HMRC have issued a guidance note on the new penalty regime. It says all the things you would expect – they will come down hard on those who obtain unfair advantages through noncompliance. The general idea is to explain how important it is for everybody to comply with tax obligations and, if people fail to do so, they will be liable to pay a penalty. Nothing new there. However, one important area is the circumstances in which they will not charge a penalty at all. This is new – and definitely welcome.

Generally, the idea is that there will be no penalty if taxpayers can demonstrate they have taken reasonable care to get their taxes right but, nevertheless, submitted an incorrect return. To do so, they will have to show that their accounting records and systems were accurate. If they are using a tax adviser, they cannot rely on the adviser blindly. The taxpayer will be regarded as having taken reasonable care only if the agent was competent, was provided with all the relevant information and the taxpayer checked the return (as far as he or she could) before it was submitted to HMRC.

Where somebody discovers an error has been made on his or her return, he or she will not be charged a penalty providing the error was not deliberate, it is disclosed without prompting and it is put right reasonably quickly.

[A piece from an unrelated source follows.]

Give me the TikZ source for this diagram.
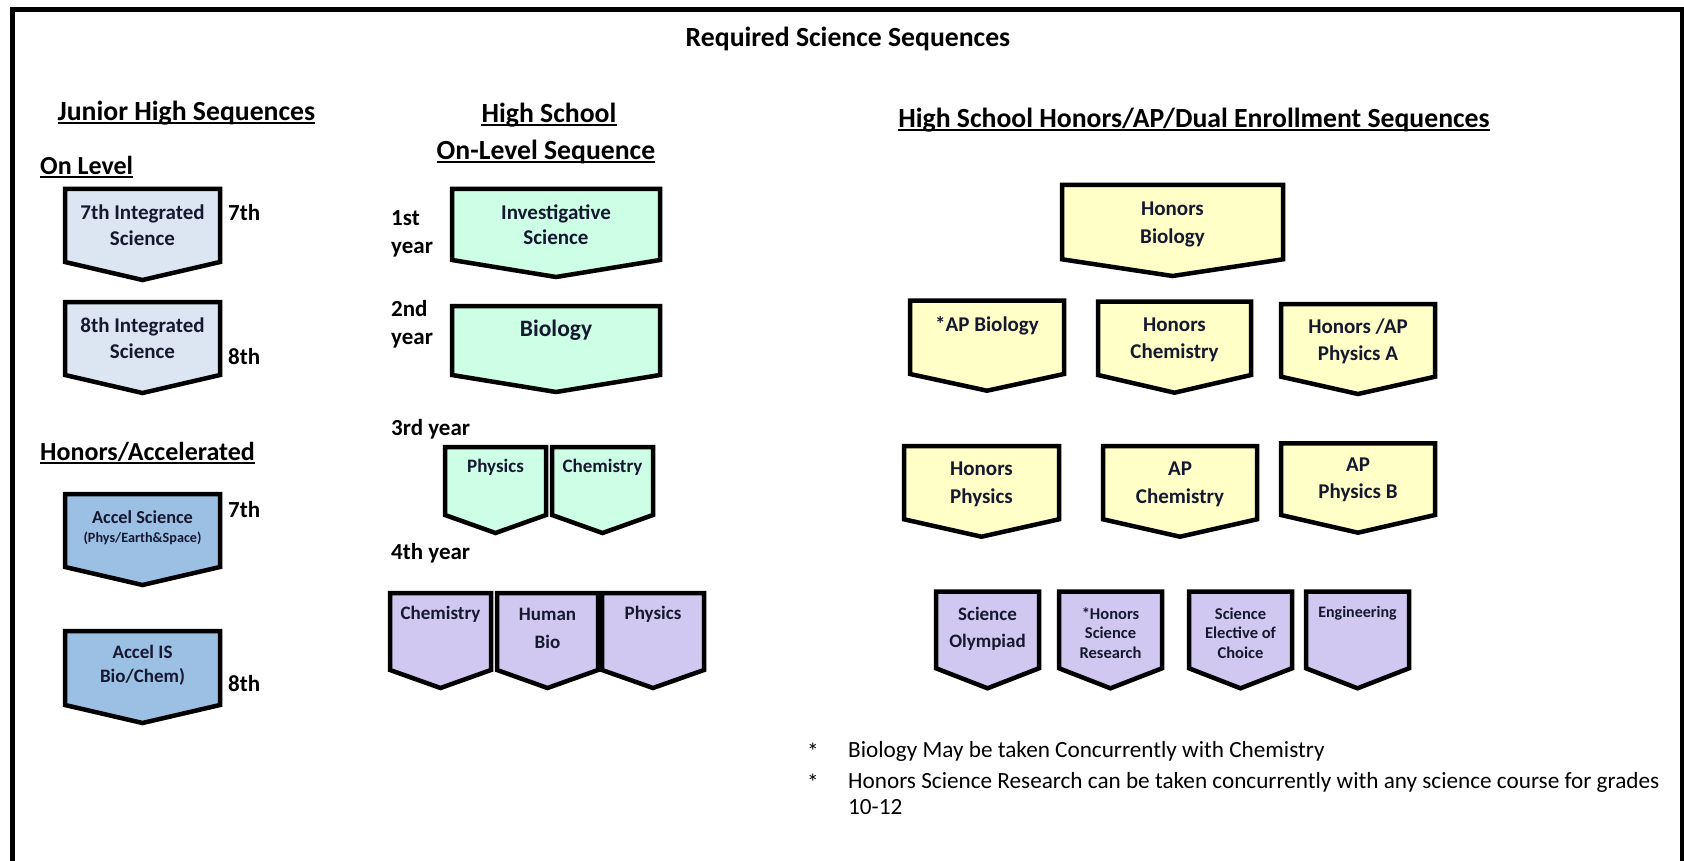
\documentclass[tikz,border=0pt]{standalone}
\usepackage{fontspec}
\setmainfont{Carlito}
\usetikzlibrary{calc}

\newlength{\du}
\setlength{\du}{10pt}
\newcommand{\fsz}[2]{\fontsize{#1}{#2}\selectfont\bfseries}

\definecolor{jrlight}{RGB}{220,230,242}
\definecolor{jraccel}{RGB}{155,192,228}
\definecolor{hsgreen}{RGB}{204,255,230}
\definecolor{hsyellow}{RGB}{255,255,200}
\definecolor{hspurple}{RGB}{208,200,240}
\definecolor{boxink}{RGB}{22,24,48}

\tikzset{
  crs/.style={line width=0.45\du, draw=black, line join=miter},
  crslbl/.style={align=center, inner sep=0pt, text=boxink},
  heading/.style={anchor=west, inner sep=0pt, font=\fsz{26}{31}},
  bighead/.style={inner sep=0pt, font=\fsz{27.7}{32}},
  yrlbl/.style={anchor=west, inner sep=0pt, align=left, font=\fsz{23}{28}},
  notetxt/.style={inner sep=0pt, font=\fontsize{23.2}{27}\selectfont},
  uline/.style={line width=0.18\du},
  frame/.style={line width=0.5\du, line cap=rect}
}

\begin{document}
\begin{tikzpicture}
\pgftransformxscale{1.000000}
\pgftransformyscale{-1.000000}
\useasboundingbox (0\du,0\du) rectangle (168.4\du,86.1\du);
\fill[white] (0\du,0\du) rectangle (168.4\du,86.1\du);
% outer frame
\draw[frame] (1.250000\du,87.000000\du)--(1.250000\du,0.950000\du)--(168.200000\du,0.950000\du)--(168.200000\du,87.000000\du);
% title
\node[bighead] (title) at (84.800000\du,3.900000\du){Required Science Sequences};

% ---- junior high
\node[bighead, anchor=west] (jrhead) at (5.750000\du,11.300000\du){Junior High Sequences};
\draw[uline] ($(jrhead.base west)+(0,0.28\du)$)--($(jrhead.base east)+(0,0.28\du)$);
\node[heading] (onlevel) at (4.000000\du,16.500000\du){On Level};
\draw[uline] ($(onlevel.base west)+(0,0.28\du)$)--($(onlevel.base east)+(0,0.28\du)$);
\filldraw[crs, fill=jrlight] (6.500000\du,18.900000\du)--(22.000000\du,18.900000\du)--(22.000000\du,26.200000\du)--(14.250000\du,28.000000\du)--(6.500000\du,26.200000\du)--cycle;
\node[crslbl, font=\fsz{21}{26}] (jrseven) at (14.250000\du,22.500000\du){7th Integrated\\Science};
\node[yrlbl] (gradeseven) at (22.800000\du,21.300000\du){7th};
\filldraw[crs, fill=jrlight] (6.500000\du,30.200000\du)--(22.000000\du,30.200000\du)--(22.000000\du,37.500000\du)--(14.250000\du,39.300000\du)--(6.500000\du,37.500000\du)--cycle;
\node[crslbl, font=\fsz{21}{26}] (jreight) at (14.250000\du,33.850000\du){8th Integrated\\Science};
\node[yrlbl] (gradeeight) at (22.800000\du,35.700000\du){8th};
\node[heading] (honacc) at (4.000000\du,45.200000\du){Honors/Accelerated};
\draw[uline] ($(honacc.base west)+(0,0.28\du)$)--($(honacc.base east)+(0,0.28\du)$);
\filldraw[crs, fill=jraccel] (6.500000\du,49.400000\du)--(22.000000\du,49.400000\du)--(22.000000\du,56.700000\du)--(14.250000\du,58.500000\du)--(6.500000\du,56.700000\du)--cycle;
\node[crslbl, font=\fsz{18.3}{21}] (accsci) at (14.250000\du,51.700000\du){Accel Science};
\node[crslbl, font=\fsz{14.2}{16}] (accsub) at (14.250000\du,53.800000\du){(Phys/Earth\&Space)};
\node[yrlbl] (accseven) at (22.800000\du,51.000000\du){7th};
\filldraw[crs, fill=jraccel] (6.500000\du,63.100000\du)--(22.000000\du,63.100000\du)--(22.000000\du,70.500000\du)--(14.250000\du,72.300000\du)--(6.500000\du,70.500000\du)--cycle;
\node[crslbl, font=\fsz{19}{24}] (accis) at (14.250000\du,66.500000\du){Accel IS\\Bio/Chem)};
\node[yrlbl] (acceight) at (22.800000\du,68.400000\du){8th};

% ---- high school on level
\node[bighead] (hshead) at (54.900000\du,11.500000\du){High School};
\draw[uline] ($(hshead.base west)+(0,0.28\du)$)--($(hshead.base east)+(0,0.28\du)$);
\node[bighead] (hssub) at (54.600000\du,15.200000\du){On-Level Sequence};
\draw[uline] ($(hssub.base west)+(0,0.28\du)$)--($(hssub.base east)+(0,0.28\du)$);
\node[yrlbl] (yrone) at (39.100000\du,23.400000\du){1st\\year};
\node[yrlbl] (yrtwo) at (39.100000\du,32.400000\du){2nd\\year};
\node[yrlbl] (yrthree) at (39.100000\du,42.900000\du){3rd year};
\node[yrlbl] (yrfour) at (39.100000\du,55.300000\du){4th year};
\filldraw[crs, fill=hsgreen] (45.200000\du,18.900000\du)--(66.000000\du,18.900000\du)--(66.000000\du,26.000000\du)--(55.600000\du,27.700000\du)--(45.200000\du,26.000000\du)--cycle;
\node[crslbl, font=\fsz{21}{25}] (invsci) at (55.600000\du,22.450000\du){Investigative\\Science};
\filldraw[crs, fill=hsgreen] (45.200000\du,30.600000\du)--(66.000000\du,30.600000\du)--(66.000000\du,37.500000\du)--(55.600000\du,39.200000\du)--(45.200000\du,37.500000\du)--cycle;
\node[crslbl, font=\fsz{23.5}{27}] (bio) at (55.600000\du,33.000000\du){Biology};
\filldraw[crs, fill=hsgreen] (44.500000\du,44.700000\du)--(54.600000\du,44.700000\du)--(54.600000\du,51.500000\du)--(49.550000\du,53.300000\du)--(44.500000\du,51.500000\du)--cycle;
\node[crslbl, font=\fsz{19}{22}] (physthree) at (49.550000\du,46.700000\du){Physics};
\filldraw[crs, fill=hsgreen] (55.200000\du,44.700000\du)--(65.300000\du,44.700000\du)--(65.300000\du,51.500000\du)--(60.250000\du,53.300000\du)--(55.200000\du,51.500000\du)--cycle;
\node[crslbl, font=\fsz{19}{22}] (chemthree) at (60.250000\du,46.700000\du){Chemistry};
\filldraw[crs, fill=hspurple] (39.000000\du,59.300000\du)--(49.100000\du,59.300000\du)--(49.100000\du,67.000000\du)--(44.050000\du,68.800000\du)--(39.000000\du,67.000000\du)--cycle;
\node[crslbl, font=\fsz{19}{28}] (chemfour) at (44.050000\du,61.400000\du){Chemistry};
\filldraw[crs, fill=hspurple] (49.700000\du,59.300000\du)--(59.800000\du,59.300000\du)--(59.800000\du,67.000000\du)--(54.750000\du,68.800000\du)--(49.700000\du,67.000000\du)--cycle;
\node[crslbl, font=\fsz{19}{28}] (humbio) at (54.750000\du,62.800000\du){Human\\Bio};
\filldraw[crs, fill=hspurple] (60.200000\du,59.300000\du)--(70.400000\du,59.300000\du)--(70.400000\du,67.000000\du)--(65.300000\du,68.800000\du)--(60.200000\du,67.000000\du)--cycle;
\node[crslbl, font=\fsz{19}{28}] (physfour) at (65.300000\du,61.400000\du){Physics};

% ---- honors / ap / dual enrollment
\node[bighead] (honhead) at (119.400000\du,12.000000\du){High School Honors/AP/Dual Enrollment Sequences};
\draw[uline] ($(honhead.base west)+(0,0.28\du)$)--($(honhead.base east)+(0,0.28\du)$);
\filldraw[crs, fill=hsyellow] (106.200000\du,18.500000\du)--(128.300000\du,18.500000\du)--(128.300000\du,25.930000\du)--(117.250000\du,27.600000\du)--(106.200000\du,25.930000\du)--cycle;
\node[crslbl, font=\fsz{21}{28}] (honbio) at (117.250000\du,22.400000\du){Honors\\Biology};
\filldraw[crs, fill=hsyellow] (91.000000\du,30.070000\du)--(106.400000\du,30.070000\du)--(106.400000\du,37.400000\du)--(98.700000\du,39.070000\du)--(91.000000\du,37.400000\du)--cycle;
\node[crslbl, font=\fsz{21}{27}] (apbio) at (98.700000\du,32.600000\du){*AP Biology};
\filldraw[crs, fill=hsyellow] (109.800000\du,30.170000\du)--(125.100000\du,30.170000\du)--(125.100000\du,37.500000\du)--(117.450000\du,39.270000\du)--(109.800000\du,37.500000\du)--cycle;
\node[crslbl, font=\fsz{21}{27}] (honchem) at (117.450000\du,33.970000\du){Honors\\Chemistry};
\filldraw[crs, fill=hsyellow] (128.100000\du,30.400000\du)--(143.500000\du,30.400000\du)--(143.500000\du,37.670000\du)--(135.800000\du,39.400000\du)--(128.100000\du,37.670000\du)--cycle;
\node[crslbl, font=\fsz{21}{27}] (honphysa) at (135.800000\du,34.120000\du){Honors /AP\\Physics A};
\filldraw[crs, fill=hsyellow] (90.400000\du,44.600000\du)--(105.900000\du,44.600000\du)--(105.900000\du,51.930000\du)--(98.150000\du,53.670000\du)--(90.400000\du,51.930000\du)--cycle;
\node[crslbl, font=\fsz{21}{27.6}] (honphys) at (98.150000\du,48.450000\du){Honors\\Physics};
\filldraw[crs, fill=hsyellow] (110.300000\du,44.600000\du)--(125.700000\du,44.600000\du)--(125.700000\du,51.930000\du)--(118.000000\du,53.670000\du)--(110.300000\du,51.930000\du)--cycle;
\node[crslbl, font=\fsz{21}{27.6}] (apchem) at (118.000000\du,48.450000\du){AP\\Chemistry};
\filldraw[crs, fill=hsyellow] (128.100000\du,44.330000\du)--(143.500000\du,44.330000\du)--(143.500000\du,51.500000\du)--(135.800000\du,53.270000\du)--(128.100000\du,51.500000\du)--cycle;
\node[crslbl, font=\fsz{21}{27.6}] (apphysb) at (135.800000\du,48.000000\du){AP\\Physics B};
\filldraw[crs, fill=hspurple] (93.600000\du,59.170000\du)--(103.900000\du,59.170000\du)--(103.900000\du,66.830000\du)--(98.750000\du,68.830000\du)--(93.600000\du,66.830000\du)--cycle;
\node[crslbl, font=\fsz{19}{26.7}] (sciolym) at (98.750000\du,62.850000\du){Science\\Olympiad};
\filldraw[crs, fill=hspurple] (105.900000\du,59.170000\du)--(116.200000\du,59.170000\du)--(116.200000\du,66.830000\du)--(111.050000\du,68.830000\du)--(105.900000\du,66.830000\du)--cycle;
\node[crslbl, font=\fsz{16.5}{19.7}] (honres) at (111.050000\du,63.300000\du){*Honors\\Science\\Research};
\filldraw[crs, fill=hspurple] (118.900000\du,59.170000\du)--(129.200000\du,59.170000\du)--(129.200000\du,66.830000\du)--(124.050000\du,68.830000\du)--(118.900000\du,66.830000\du)--cycle;
\node[crslbl, font=\fsz{16.5}{19.7}] (elective) at (124.050000\du,63.300000\du){Science\\Elective of\\Choice};
\filldraw[crs, fill=hspurple] (130.600000\du,59.170000\du)--(140.900000\du,59.170000\du)--(140.900000\du,66.830000\du)--(135.750000\du,68.830000\du)--(130.600000\du,66.830000\du)--cycle;
\node[crslbl, font=\fsz{16}{20}] (engin) at (135.750000\du,61.330000\du){Engineering};

% notes
\node[notetxt] (starone) at (81.300000\du,75.100000\du){*};
\node[notetxt, anchor=west] (noteone) at (84.800000\du,75.100000\du){Biology May be taken Concurrently with Chemistry};
\node[notetxt] (startwo) at (81.300000\du,78.200000\du){*};
\node[notetxt, anchor=west] (notetwo) at (84.800000\du,78.200000\du){Honors Science Research can be taken concurrently with any science course for grades};
\node[notetxt, anchor=west] (notethree) at (84.800000\du,80.700000\du){10-12};
\end{tikzpicture}
\end{document}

However, a disclosure will be regarded as unprompted only if it is made at a time when the person making it had no reason to believe that HMRC have discovered or were about to discover the inaccuracy.

There is a new idea, which is called a “suspended penalty”. This applies when there is a failure to take reasonable care – it will not apply in cases of deliberate inaccuracy. HMRC may set suspension conditions, such as making specified improvements to the taxpayer’s recordkeeping. If the conditions were met, the penalty would be cancelled, but if the conditions were broken, the penalty would become payable. It is clear that this suspended penalty idea will not be automatic, but will depend upon the conduct of the taxpayer and the nature of the failure involved.